Generators of the type destroyed in the Aurora experiment are not off-the-shelf items that can be replaced easily. Most are manufactured in China and other overseas locations, and each requires months to be assembled and shipped.

Should the "Aurora" vulnerability ever be fully exploited in multiple locations in North America, the result could be the loss not only of light and heat for an indefinite period, but also the breakdown of water-and sewage-treatment capabilities, the crippling of transport and communications systems (including those of law enforcement and the military), the spread of uncontrollable epidemics, the near-total cessation of economic activity and widespread civil unrest bordering on chaos.

"If you're able to take down part of the electrical grid, pretty much everything else fails," says James Woolsey, former director of U. S. Central Intelligence. "You're not back in the 1970s; you're back in the 1870s."

Cyber crime alone is now a multi-billion-dollar problem worldwide. But the effects of a coordinated cyber-terrorist attack against the North American grid would make those billions seem like pocket change in comparison.

"If you were to take out a third of the United States' electricity generation for six months, the dead loss out of the economy would be upwards of $1.7-trillion," says John Bumgarner, research director for security technology of the nonprofit U. S. Cyber Consequences Unit. "That's trillion. And if you extrapolate the resulting effects, the full cost ends up being about $6.7 trillion."

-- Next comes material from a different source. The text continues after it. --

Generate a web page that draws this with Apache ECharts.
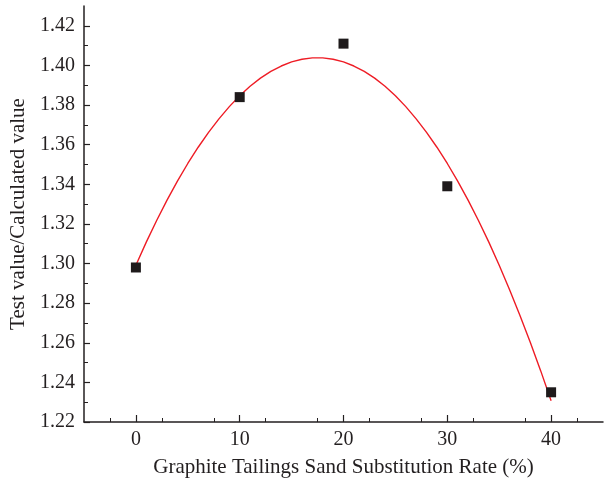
<!DOCTYPE html>
<html>
<head>
<meta charset="utf-8">
<script src="https://cdn.jsdelivr.net/npm/echarts@6/dist/echarts.min.js"></script>
<style>html,body{margin:0;padding:0;background:#fff}#c{width:604px;height:485px}</style>
</head>
<body>
<div id="c"></div>
<script>
// Measured points (substitution rate %, test/calculated)
const rates = [0, 10, 20, 30, 40];
const ratios = [1.298, 1.384, 1.411, 1.339, 1.235];
// Red fitted curve at x = 0,1,...,40
const fitX = [0,1,2,3,4,5,6,7,8,9,10,11,12,13,14,15,16,17,18,19,20,21,22,23,24,25,26,27,28,29,30,31,32,33,34,35,36,37,38,39,40];
const fitY = [1.2991,1.3108,1.3217,1.3320,1.3416,1.3505,1.3587,1.3662,1.3730,1.3792,1.3847,1.3895,1.3936,1.3970,1.3997,1.4018,1.4031,1.4038,1.4038,1.4031,1.4018,1.3997,1.3970,1.3936,1.3895,1.3847,1.3792,1.3730,1.3662,1.3587,1.3505,1.3416,1.3320,1.3217,1.3108,1.2991,1.2868,1.2738,1.2601,1.2458,1.2307];
const yTicks = [1.22, 1.24, 1.26, 1.28, 1.30, 1.32, 1.34, 1.36, 1.38, 1.40, 1.42];
const xTicks = [0, 10, 20, 30, 40];

const ink = '#231f20';
const font = '"Liberation Serif", "DejaVu Serif", serif';
const chart = echarts.init(document.getElementById('c'), null, {renderer: 'canvas'});
chart.setOption({
  animation: false,
  grid: {left: 84, right: 1, top: 6, bottom: 63, containLabel: false},
  xAxis: {
    type: 'value', min: -5, max: 45, interval: 5,
    name: 'Graphite Tailings Sand Substitution Rate (%)',
    nameLocation: 'middle', nameGap: 35,
    nameTextStyle: {fontFamily: font, fontSize: 21, color: ink},
    axisLine: {show: true, onZero: false, lineStyle: {color: ink, width: 1.5}},
    axisTick: {show: true, inside: true, length: 7, lineStyle: {color: ink, width: 1.2}, customValues: xTicks},
    minorTick: {show: true, splitNumber: 2, length: 4, lineStyle: {color: ink, width: 1}},
    axisLabel: {fontFamily: font, fontSize: 20, color: ink, margin: 8, customValues: xTicks},
    splitLine: {show: false}
  },
  yAxis: {
    type: 'value', min: 1.22, max: 1.43, interval: 0.02,
    name: 'Test value/Calculated value',
    nameLocation: 'middle', nameGap: 55,
    nameTextStyle: {fontFamily: font, fontSize: 21, color: ink},
    axisLine: {show: true, onZero: false, lineStyle: {color: ink, width: 1.5}},
    axisTick: {show: true, inside: true, length: 6, lineStyle: {color: ink, width: 1.2}, customValues: yTicks},
    minorTick: {show: true, splitNumber: 2, length: 4, lineStyle: {color: ink, width: 1}},
    axisLabel: {fontFamily: font, fontSize: 20, color: ink, margin: 9, customValues: yTicks,
      formatter: v => v.toFixed(2)},
    splitLine: {show: false}
  },
  series: [
    {
      type: 'line', data: fitX.map((x, i) => [x, fitY[i]]), smooth: false, showSymbol: false,
      lineStyle: {color: '#ee1c25', width: 1.4}, z: 2
    },
    {
      type: 'scatter', data: rates.map((x, i) => [x, ratios[i]]), symbol: 'rect', symbolSize: 10,
      itemStyle: {color: '#1e1a1b', opacity: 1}, z: 3
    }
  ]
});
</script>
</body>
</html>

A number of private and governmental bodies are already addressing the issue of potential cyber attacks against the grid. Foremost among these is the North American Electric Reliability Corporation (NERC), which conducts assessments of the reliability and adequacy of the bulk power network and has alerted grid owners to cyber security responsibilities as part of its mission. NERC's newly created Critical Infrastructure Protection program is now developing stringent security standards for the cyber systems that are employed in electrical generation and transmission.

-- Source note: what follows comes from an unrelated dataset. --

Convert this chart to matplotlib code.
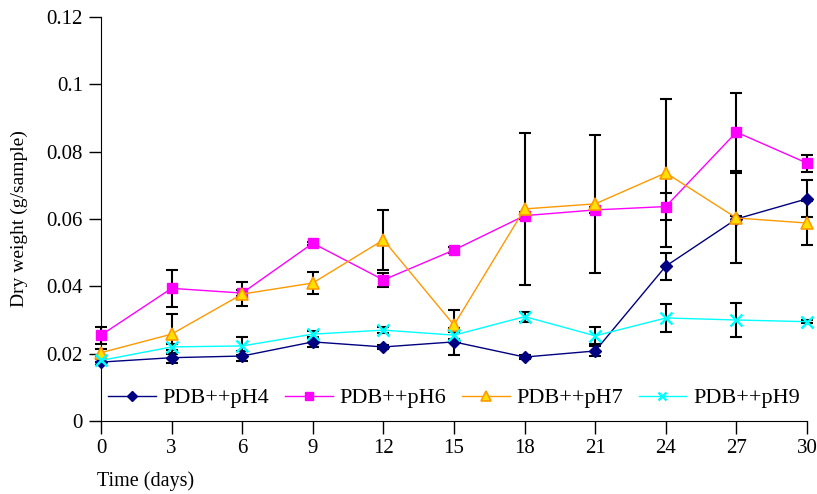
import numpy as np
from matplotlib import pyplot as plt

plt.rcParams['font.family'] = ['Liberation Serif', 'DejaVu Serif']

#sampling days
days = [0, 3, 6, 9, 12, 15, 18, 21, 24, 27, 30]

#mean dry weight (g/sample) and error for each pH
ph4 = [0.0175, 0.0188, 0.0193, 0.0235, 0.0220, 0.0235, 0.0190, 0.0208, 0.0460, 0.0600, 0.0660]
ph4_err = [0.0010, 0.0015, 0.0015, 0.0015, 0.0005, 0.0040, 0.0005, 0.0015, 0.0040, 0.0010, 0.0055]

ph6 = [0.0255, 0.0394, 0.0380, 0.0528, 0.0419, 0.0508, 0.0610, 0.0627, 0.0637, 0.0858, 0.0766]
ph6_err = [0.0025, 0.0054, 0.0010, 0.0005, 0.0021, 0.0010, 0.0010, 0.0010, 0.0040, 0.0115, 0.0025]

ph7 = [0.0203, 0.0258, 0.0377, 0.0410, 0.0538, 0.0285, 0.0630, 0.0645, 0.0737, 0.0603, 0.0588]
ph7_err = [0.0010, 0.0060, 0.0035, 0.0033, 0.0088, 0.0045, 0.0225, 0.0205, 0.0220, 0.0135, 0.0065]

ph9 = [0.0180, 0.0220, 0.0223, 0.0258, 0.0270, 0.0255, 0.0310, 0.0253, 0.0306, 0.0300, 0.0295]
ph9_err = [0.0005, 0.0010, 0.0027, 0.0010, 0.0010, 0.0010, 0.0015, 0.0025, 0.0043, 0.0050, 0.0005]

labels = ['PDB++pH4', 'PDB++pH6', 'PDB++pH7', 'PDB++pH9']
yticks = [0, 0.02, 0.04, 0.06, 0.08, 0.1, 0.12]
ytick_labels = ['0', '0.02', '0.04', '0.06', '0.08', '0.1', '0.12']

fig = plt.figure(figsize=(8.17, 4.94), dpi=100)
ax = fig.add_axes([101/817, 73/494, 706/817, 404/494])

#error bars first (black), then lines with markers on top
for y, e in [(ph4, ph4_err), (ph6, ph6_err), (ph7, ph7_err), (ph9, ph9_err)]:
    ax.errorbar(days, y, yerr=e, fmt='none', ecolor='black', elinewidth=1.5,
                capsize=4.5, capthick=1.5, zorder=2, clip_on=False)

ax.plot(days, ph4, '-', color='#000080', lw=1, marker='D', ms=6.5,
        mfc='#000080', mec='#000080', label=labels[0], zorder=3, clip_on=False)
ax.plot(days, ph6, '-', color='#FF00FF', lw=1, marker='s', ms=7.5,
        mfc='#FF00FF', mec='#FF00FF', label=labels[1], zorder=3, clip_on=False)
ax.plot(days, ph7, '-', color='#FF9900', lw=1, marker='^', ms=9,
        mfc='#FFE000', mec='#FF9900', mew=1.2, label=labels[2], zorder=3, clip_on=False)
ax.plot(days, ph9, '-', color='#00FFFF', lw=1, marker='x', ms=8, mew=1.8,
        mec='#00FFFF', label=labels[3], zorder=3, clip_on=False)

ax.set_xlim(0, 30)
ax.set_ylim(0, 0.12)
ax.set_xticks(days)
ax.set_yticks(yticks)
ax.set_yticklabels(ytick_labels)
ax.tick_params(labelsize=15, length=9, width=1, direction='out', pad=4)
ax.spines['top'].set_visible(False)
ax.spines['right'].set_visible(False)

ax.set_ylabel('Dry weight (g/sample)', fontsize=14)
ax.yaxis.set_label_coords(-0.104, 0.5)
fig.text(97/817, 13/494, 'Time (days)', fontsize=14.5, ha='left', va='center')

leg = ax.legend(loc='center', bbox_to_anchor=(0.5, 23/404), ncol=4, frameon=False,
                fontsize=16, handlelength=2.15, columnspacing=0.7, handletextpad=0.3,
                markerscale=0.8, borderpad=0, borderaxespad=0)

fig.savefig('out.png', dpi=100)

But countering the threat of cyber war will require international co-operation — in the development of more robust cyber defences for computer-control systems around the world, as well as in enhanced information sharing between countries and among targeted industries and governments, with Canadian producers wary of U.S. cyber bills encouraging cross-border dialogue today.

Above all, says former U. S. Congressman Lee Hamilton, currently co-chair of the National Security Preparedness Group, we need a clearer understanding of the urgency of the challenge and a renewed focus on protecting the U.S. power grid to meet it.

"Some day, somewhere, sometime, we're going to have a massive cyber attack," says Hamilton. "You can almost bet on it."

We have been warned. The danger is real. And the threats are proliferating — out there, somewhere, in the shadowy realm of cyber space.